I remember being in a place that was arid, desert like. There were many people in this one area contained by a fence, so I assumed it was a camp. I saw a man arguing with one of the soldiers, he was angry and started to walk away and they shot him in the back. He fell to the ground, dying as I watched.
This was a terrible dream. I remember being affect by it for a long time. I could not understand the reason for this man’s death and I always felt I knew him personally. I often had this idea he played the guitar and have wondered from time-to-time if it was hearing his music as a child which attracts me to the flamenco music I love so much. I cannot say for sure as I don’t have a name for him, but it is a fragment securely connected to me and I think of him often.
……………..
On our walkabout our small family of three were now travelling for thirteen months when some of these dreams came to me. It was a great adventure during that time, yet it was also difficult as money was very tight, living off what we could make selling art cards or my beadwork. It was not always convenient to write down the dreams that came to me if we were needing to be off early in the morning, for example, so unfortunately some of the dreams were not recorded.

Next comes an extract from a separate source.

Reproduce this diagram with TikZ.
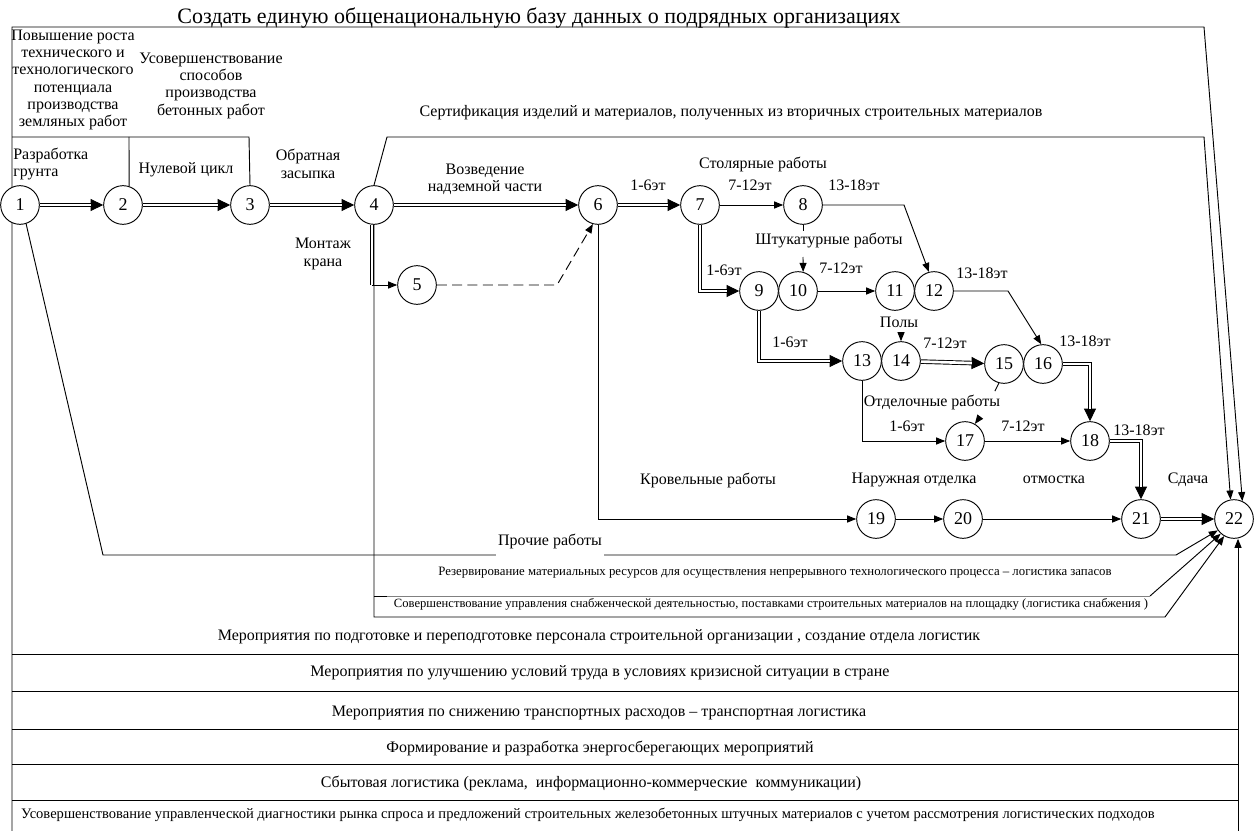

Sometimes I was writing on scraps of paper because I had filled my diary and could not justify spending money that was better used for food. I am not sure I could ever believe the journals would hold this much importance in my future, but I could not give up the practice of keeping track of my dreams, because I thought at some point my children would be interested in my life and the path I walked. So for this reason both Patrick and I made time for the writing no matter where we were, with the exception of these few times. I felt their interest would not awaken until after I had passed on as they seemed not to care. So from that perspective I did not attach much relevance to the dates as I struggled to keep the papers in order.